Paris, 15 avril, 1673

Madame de Northumberland me vint voir hier; j'avois été la chercher avec madame de Coulanges: elle me parut une femme qui a été fort belle, mais qui n'a plus un seul trait de visage qui se soutienne, ni où il soit resté le moindre air de jeunesse; j'en fus surprise: elle est, avec cela, mal habillée; point de grâce; enfin, je n'en fus point du tout éblouie; elle me parut entendre fort bien tout ce qu'on dit, ou, pour mieux dire, ce que je dis; car j'étois seule. M. de la Rochefoucauld et madame de Thianges, qui avoient envie de la voir, ne vinrent que comme elle sortoit. Montaigu m'avoit mandé qu'elle viendroit me voir; je lui ai fort parlé d'elle; il ne fait aucune façon d'être embarqué à son service, et paroît très-rempli d'espérance.

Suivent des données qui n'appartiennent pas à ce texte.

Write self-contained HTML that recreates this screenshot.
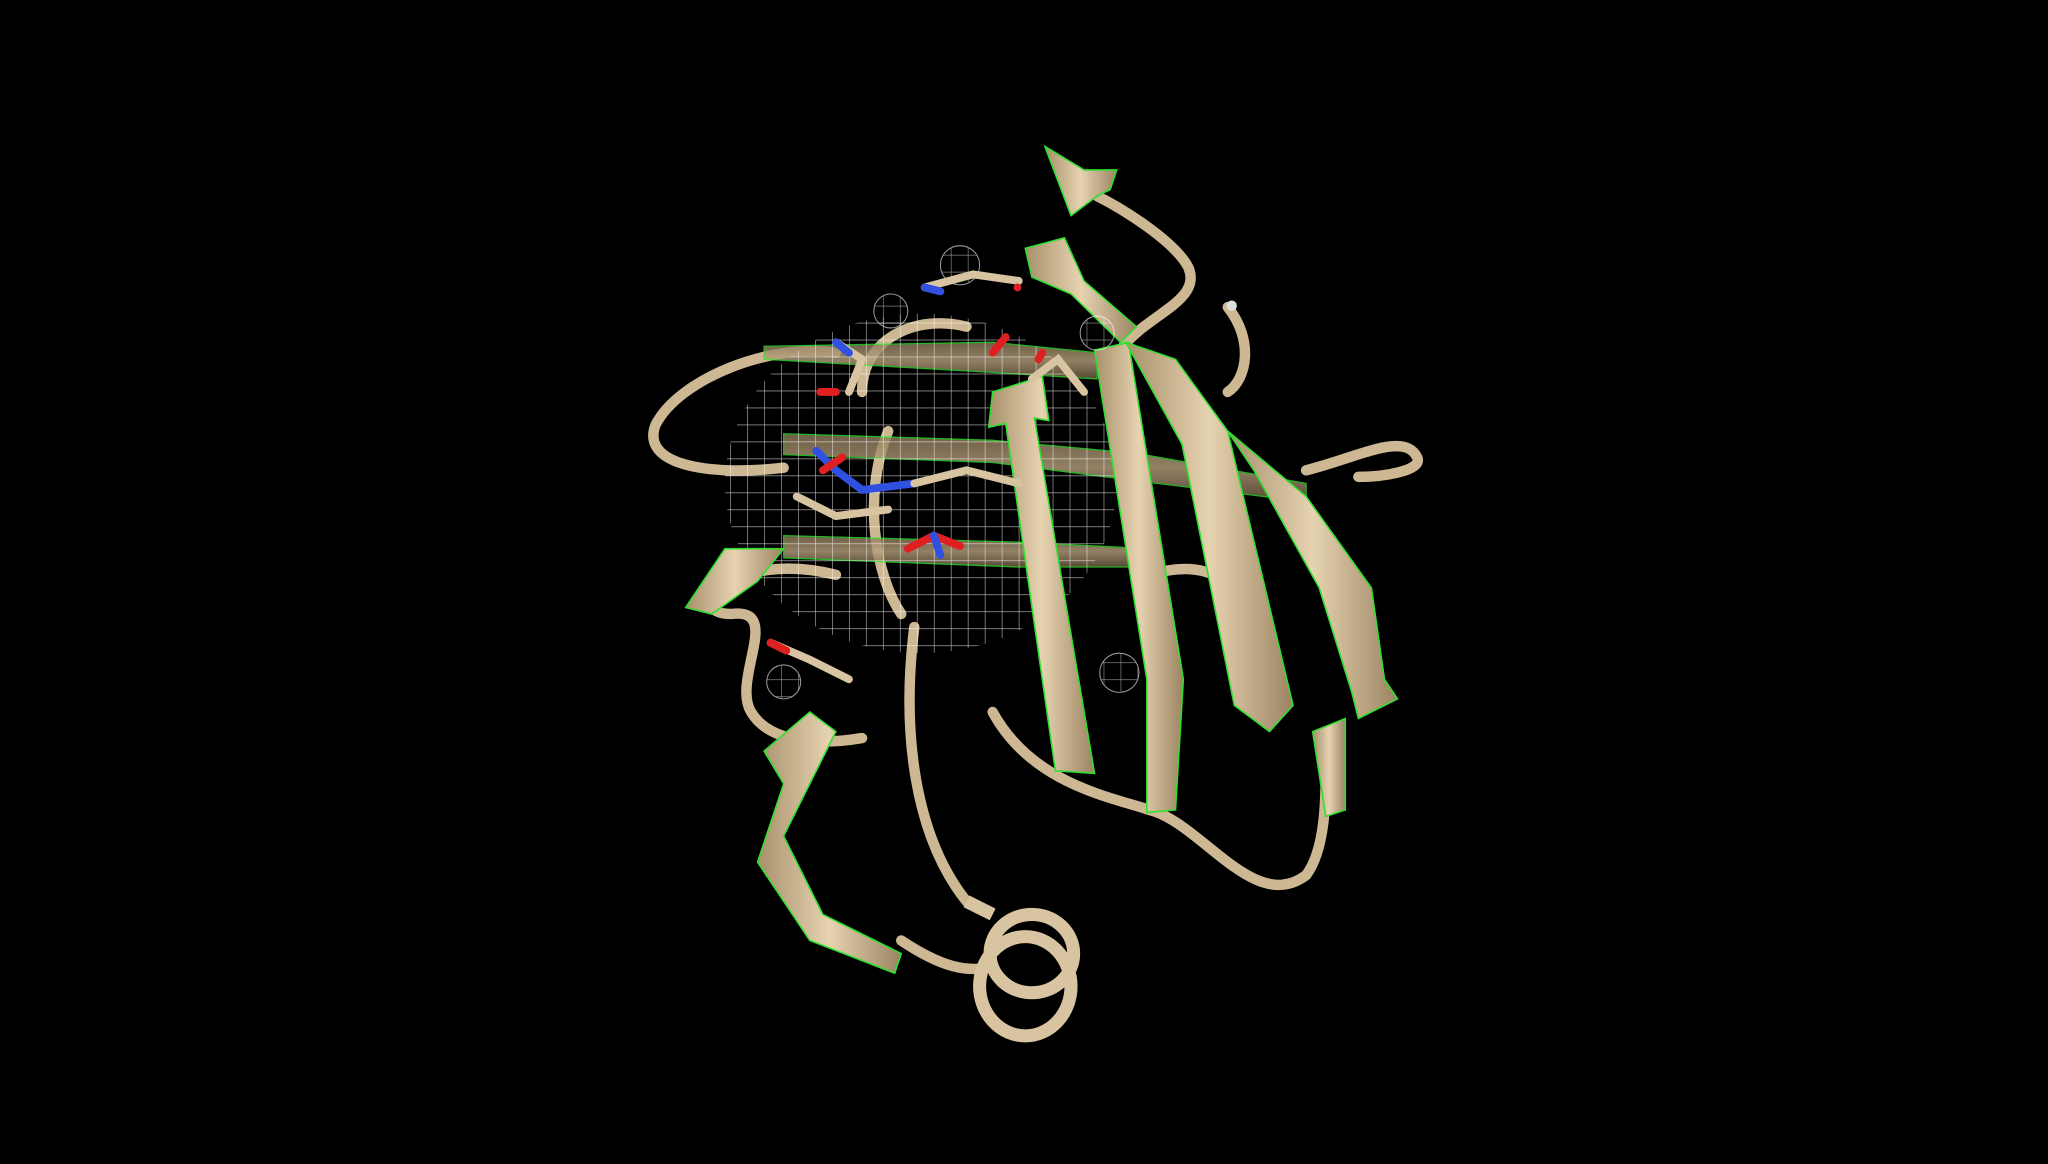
<!DOCTYPE html>
<html><head><meta charset="utf-8"><style>
html,body{margin:0;padding:0;background:#000;width:2048px;height:1164px;overflow:hidden}
svg{display:block}
</style></head><body>
<svg width="2048" height="1164" viewBox="0 0 1568 891" xmlns="http://www.w3.org/2000/svg">
<defs>
<linearGradient id="tan" x1="0" y1="0" x2="1" y2="0">
<stop offset="0" stop-color="#a8906c"/><stop offset="0.5" stop-color="#e6d3b0"/><stop offset="1" stop-color="#9c8462"/>
</linearGradient>
<linearGradient id="tandark" x1="0" y1="0" x2="0" y2="1">
<stop offset="0" stop-color="#8a7658"/><stop offset="0.5" stop-color="#b8a27e"/><stop offset="1" stop-color="#6e5c44"/>
</linearGradient>
<clipPath id="meshclip"><ellipse cx="705" cy="370" rx="150" ry="130"/></clipPath>
<pattern id="grid" width="13" height="13" patternUnits="userSpaceOnUse">
<path d="M13 0 L0 0 0 13" fill="none" stroke="#ffffff" stroke-width="0.9"/>
</pattern>
</defs>
<rect width="1568" height="891" fill="#000"/>
<g fill="none" stroke="#cdb893" stroke-linecap="round" stroke-width="8">
<path d="M640 270 C590 262 520 290 502 325 C490 355 540 365 600 358"/>
<path d="M640 440 C560 420 520 470 560 470 C600 465 560 520 575 545 C590 570 630 570 660 565"/>
<path d="M700 480 C690 560 700 640 740 690"/>
<path d="M690 720 C720 740 740 745 760 740"/>
<path d="M760 545 C790 600 850 610 880 620 C920 630 960 700 1000 670 C1015 650 1015 610 1015 590"/>
<path d="M860 265 C880 240 920 230 910 205 C900 185 860 160 840 150"/>
<path d="M940 235 C960 260 955 290 940 300"/>
<path d="M1000 360 C1040 350 1075 330 1085 350 C1090 360 1060 365 1040 365"/>
<path d="M880 440 C930 425 950 450 960 480"/>
<path d="M660 300 C660 260 700 240 740 250"/>
<path d="M680 330 C660 380 670 440 690 470"/>
</g>
<g fill="none" stroke="#d8c4a0" stroke-width="10">
<ellipse cx="785" cy="755" rx="35" ry="38"/>
<ellipse cx="790" cy="730" rx="32" ry="30"/>
<path d="M740 690 L760 700"/>
</g>
<g fill="url(#tandark)" stroke="#2ee02e" stroke-width="1" opacity="0.8">
<polygon points="585,265 760,262 840,270 840,290 760,285 585,275"/>
<polygon points="600,332 760,337 870,347 1000,370 1000,384 870,368 760,354 600,348"/>
<polygon points="600,410 780,415 880,420 880,434 780,434 600,427"/>
</g>
<g clip-path="url(#meshclip)" opacity="0.75">
<rect x="550" y="235" width="310" height="275" fill="url(#grid)"/>
</g>
<g fill="url(#tan)" stroke="#2ee02e" stroke-width="1.2">
<polygon points="760,300 798,288 803,322 792,320 838,592 808,590 770,324 757,327"/>
<polygon points="838,268 864,262 906,520 900,620 878,622 878,520"/>
<polygon points="862,262 900,275 940,330 990,540 972,560 945,540 905,340"/>
<polygon points="940,330 1000,380 1050,450 1060,520 1070,535 1040,550 1035,530 1010,450 960,360"/>
<polygon points="800,112 830,130 855,130 850,145 840,150 820,165"/>
<polygon points="785,190 815,182 830,215 870,250 858,262 820,225 790,212"/>
<polygon points="585,575 620,545 640,560 600,640 630,700 690,730 685,745 620,720 580,660 600,600"/>
<polygon points="1005,560 1030,550 1030,620 1015,625"/>
<polygon points="525,465 555,420 600,420 580,445 545,470"/>
</g>
<g fill="url(#grid)" stroke="#ffffff" stroke-width="0.8" opacity="0.6">
<circle cx="735" cy="203" r="15"/><circle cx="682" cy="238" r="13"/><circle cx="857" cy="515" r="15"/><circle cx="600" cy="522" r="13"/><circle cx="840" cy="255" r="13"/>
</g>
<g stroke-linecap="round" stroke-width="6" fill="none">
<path d="M708 220 L745 210 L780 215" stroke="#d8c4a0"/>
<path d="M708 220 L720 223" stroke="#3050e0"/>
<path d="M640 262 L660 275 L650 300" stroke="#d8c4a0"/>
<path d="M640 262 L650 270" stroke="#3050e0"/>
<path d="M628 300 L640 300" stroke="#e02020"/>
<path d="M625 345 L640 360 L660 375 L700 370" stroke="#3050e0"/>
<path d="M700 370 L740 360 L780 370" stroke="#d8c4a0"/>
<path d="M695 420 L715 410 L735 418" stroke="#e02020"/>
<path d="M715 410 L720 425" stroke="#3050e0"/>
<path d="M590 492 L620 505 L650 520" stroke="#d8c4a0"/>
<path d="M590 492 L602 498" stroke="#e02020"/>
<path d="M760 270 L770 258" stroke="#e02020"/>
<path d="M610 380 L640 395 L680 390" stroke="#d8c4a0"/>
<path d="M630 360 L645 350" stroke="#e02020"/>
<path d="M790 290 L810 275 L830 300" stroke="#d8c4a0"/>
<path d="M795 275 L798 270" stroke="#e02020"/>
</g>
<circle cx="943" cy="234" r="4" fill="#ddd"/>
<circle cx="779" cy="220" r="3" fill="#e02020"/>
</svg>
</body></html>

M. de Chaulnes partit hier, et le comte Tot aussi; ce dernier est très-affligé de quitter la France: je l'ai vu quasi tous les jours, pendant qu'il a été ici; nous avons traité votre chapitre plusieurs fois. La maréchale de Grammont s'est trouvée mal; d'Hacqueville y a été, toujours courant, lui mener un médecin: il est, en vérité, un peu étendu dans ses soins. Adieu, mon amie: j'ai le sang si échauffé, et j'ai tant eu de tracas ces jours passés, que je n'en puis plus; je voudrois bien vous voir pour me rafraîchir le sang.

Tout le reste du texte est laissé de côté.